To encourage dependence on renewable energy, governments have enforced Renewable Purchase Obligation (RPO). This requires all electricity distribution licensees to purchase or create a minimum number of renewable energy sources to meet their needs. They can either do this by setting up their own renewable energy plants or outsourcing the requirements from other companies. If somehow, the companies are not able to meet the requirements for RPO, then they can opt to buy Renewable Energy Certificates (REC). Here, the company which produces renewable energy are issued RECs which can be traded with those companies who cannot comply with RPO. The goal is to penalize institutions that refuse to change their methods and force them to upgrade as soon as possible.

In 2020, the government decided to end coal mining monopoly and invited private sectors to bid for auctions. As seen for a boost in employment generation and reduction in import bills, it can be fairly said that Indian economy still depends majorly on fossil energy. The coal sector was nationalized in 1973, which many believe was a major drawback back then as India became the second-largest importer of coal despite having one of the largest coal reserves in the world.

As one may say that renewable energy is the key for a healthier future, it can’t be let go unnoticed that a lot of employment solely depends on production of fossil energy. Be it extensive labour or heavy industrial plants. Also, the costs of deploying equipments for capturing green energy have not been very cost-effective (excluding subsidies from government). For industrial purposes, there might be a swift transition in energy production and dependence, but for retail usage, it still needs time.

Due to robust demand and increasing investments in energy sector, government is also looking to diversify production from not only solar and wind energy, but also with Green Hydrogen. It is a process where energy is produced by electrolysis of water. The idea of Green Hydrogen is quite promising, which is why India may soon start implementing it.

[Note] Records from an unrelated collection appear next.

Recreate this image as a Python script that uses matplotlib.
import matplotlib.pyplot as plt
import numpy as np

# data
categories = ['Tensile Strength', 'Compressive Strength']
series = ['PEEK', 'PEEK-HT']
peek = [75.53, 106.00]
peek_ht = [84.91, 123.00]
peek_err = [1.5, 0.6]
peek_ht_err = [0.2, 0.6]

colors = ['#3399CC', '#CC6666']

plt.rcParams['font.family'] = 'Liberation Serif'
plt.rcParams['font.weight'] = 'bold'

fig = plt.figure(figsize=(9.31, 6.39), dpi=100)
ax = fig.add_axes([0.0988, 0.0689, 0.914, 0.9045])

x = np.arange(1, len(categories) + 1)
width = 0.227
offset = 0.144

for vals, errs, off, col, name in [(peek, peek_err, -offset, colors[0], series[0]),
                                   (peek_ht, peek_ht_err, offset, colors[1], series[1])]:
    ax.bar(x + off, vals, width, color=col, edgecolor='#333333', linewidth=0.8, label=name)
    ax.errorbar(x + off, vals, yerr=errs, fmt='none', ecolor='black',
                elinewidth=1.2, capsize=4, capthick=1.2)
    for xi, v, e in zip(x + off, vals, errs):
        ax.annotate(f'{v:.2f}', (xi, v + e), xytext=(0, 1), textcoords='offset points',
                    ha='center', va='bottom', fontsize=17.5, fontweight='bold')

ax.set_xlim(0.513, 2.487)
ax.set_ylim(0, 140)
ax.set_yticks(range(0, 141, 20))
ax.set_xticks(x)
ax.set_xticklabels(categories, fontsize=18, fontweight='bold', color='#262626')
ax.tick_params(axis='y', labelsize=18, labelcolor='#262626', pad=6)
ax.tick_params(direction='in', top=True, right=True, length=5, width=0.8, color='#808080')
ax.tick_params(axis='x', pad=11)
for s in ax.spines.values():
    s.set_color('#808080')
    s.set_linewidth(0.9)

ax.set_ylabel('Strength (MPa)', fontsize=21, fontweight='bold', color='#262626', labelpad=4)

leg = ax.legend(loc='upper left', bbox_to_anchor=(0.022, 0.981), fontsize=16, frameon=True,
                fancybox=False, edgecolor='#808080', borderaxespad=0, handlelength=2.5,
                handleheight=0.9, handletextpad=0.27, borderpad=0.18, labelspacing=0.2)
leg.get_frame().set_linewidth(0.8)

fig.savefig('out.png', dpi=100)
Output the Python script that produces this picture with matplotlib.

From e-commerce companies to big industries, companies have been slowly transforming themselves to minimize the dependence on fuel energy and shift to electric options. From Ola launching electric scooters to Reliance building its green energy facility, India’s shift to green energy is picking up pace with the continued public-partnership ventures. With skilled labour and technological enhancements, India would surely turnaround its energy sector within the next two decades.